* [What to do] The lines from the top of the material below through the line containing "PW, PH = 422, 257" are to be printed exactly, with pictures omitted.

>> start Raw data

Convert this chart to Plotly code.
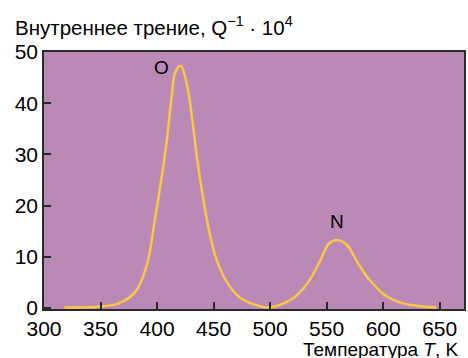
import plotly.graph_objects as go

# Data
temperature_K = [318, 349, 366, 381, 391, 398.6, 404.4, 408.8, 413, 416, 421, 426.8, 431.2,
                 435.6, 440, 445.9, 451.8, 460.6, 472.4, 487, 499.5, 518.4, 533, 544.7,
                 552, 559.4, 568, 577, 586.8, 601.6, 616.2, 630.9, 647]
internal_friction = [0.1, 0.25, 0.9, 3.2, 8.4, 18, 26, 33, 41.5, 46, 47.3, 43.2, 36.7,
                     28.9, 22.4, 15.2, 10.0, 5.5, 2.2, 0.6, 0.1, 1.6, 4.8, 9.4,
                     12.6, 13.3, 12.3, 9.0, 5.8, 2.5, 1.0, 0.4, 0.1]
x_ticks = [300, 350, 400, 450, 500, 550, 600, 650]
y_ticks = [0, 10, 20, 30, 40, 50]
peak_labels = ["O", "N"]
peak_label_T = [403.7, 559.5]
peak_label_Q = [47, 16.9]

BG = "rgb(187,137,182)"
LINE = "rgb(247,200,70)"
AX = "#2a2a2a"
FONT = "Liberation Sans, Arial, sans-serif"

# plot area in page pixels: x 44..466, y 52..309
PW, PH = 422, 257

fig = go.Figure()
fig.add_trace(go.Scatter(x=temperature_K, y=internal_friction, mode="lines",
                         line=dict(color=LINE, width=2.5, shape="spline", smoothing=0.9),
                         hoverinfo="skip", showlegend=False))

for t, q, lab in zip(peak_label_T, peak_label_Q, peak_labels):
    fig.add_annotation(x=t, y=q, text=lab, showarrow=False,
                       font=dict(size=19, color="black", family=FONT))

fig.add_annotation(xref="paper", yref="paper", x=-31 / PW, y=1 + 26 / PH,
                   xanchor="left", yanchor="middle", showarrow=False,
                   text="Внутреннее трение, Q<sup>−1</sup> · 10<sup>4</sup>",
                   font=dict(size=20.5, color="black", family=FONT))
fig.add_annotation(xref="paper", yref="paper", x=1 - 3 / PW, y=-(349.5 - 309) / PH,
                   xanchor="right", yanchor="middle", showarrow=False,
                   text="Температура <i>T</i>, K",
                   font=dict(size=19, color="black", family=FONT))

fig.update_layout(
    width=468, height=358,
    margin=dict(l=44, r=2, t=52, b=49),
    paper_bgcolor="white", plot_bgcolor=BG,
    font=dict(family=FONT, color="black", size=21),
    xaxis=dict(range=[300, 671.5], tickvals=x_ticks, ticks="inside", ticklen=7,
               tickwidth=1.5, tickcolor=AX, showline=True, linecolor=AX, linewidth=1.5,
               mirror=True, showgrid=False, zeroline=False,
               tickfont=dict(size=21, family=FONT)),
    yaxis=dict(range=[-0.2, 50], tickvals=y_ticks, ticks="inside", ticklen=7,
               tickwidth=1.5, tickcolor=AX, showline=True, linecolor=AX, linewidth=1.5,
               mirror=True, showgrid=False, zeroline=False,
               tickfont=dict(size=21, family=FONT)),
)

fig.write_html("out.html", config={"displayModeBar": False},
               post_script="document.body.style.margin='0';document.body.style.overflow='hidden';")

>> end Raw data

* [Finished task]
Convert this chart to Plotly code.
import plotly.graph_objects as go

# Data
temperature_K = [318, 349, 366, 381, 391, 398.6, 404.4, 408.8, 413, 416, 421, 426.8, 431.2,
                 435.6, 440, 445.9, 451.8, 460.6, 472.4, 487, 499.5, 518.4, 533, 544.7,
                 552, 559.4, 568, 577, 586.8, 601.6, 616.2, 630.9, 647]
internal_friction = [0.1, 0.25, 0.9, 3.2, 8.4, 18, 26, 33, 41.5, 46, 47.3, 43.2, 36.7,
                     28.9, 22.4, 15.2, 10.0, 5.5, 2.2, 0.6, 0.1, 1.6, 4.8, 9.4,
                     12.6, 13.3, 12.3, 9.0, 5.8, 2.5, 1.0, 0.4, 0.1]
x_ticks = [300, 350, 400, 450, 500, 550, 600, 650]
y_ticks = [0, 10, 20, 30, 40, 50]
peak_labels = ["O", "N"]
peak_label_T = [403.7, 559.5]
peak_label_Q = [47, 16.9]

BG = "rgb(187,137,182)"
LINE = "rgb(247,200,70)"
AX = "#2a2a2a"
FONT = "Liberation Sans, Arial, sans-serif"

# plot area in page pixels: x 44..466, y 52..309
PW, PH = 422, 257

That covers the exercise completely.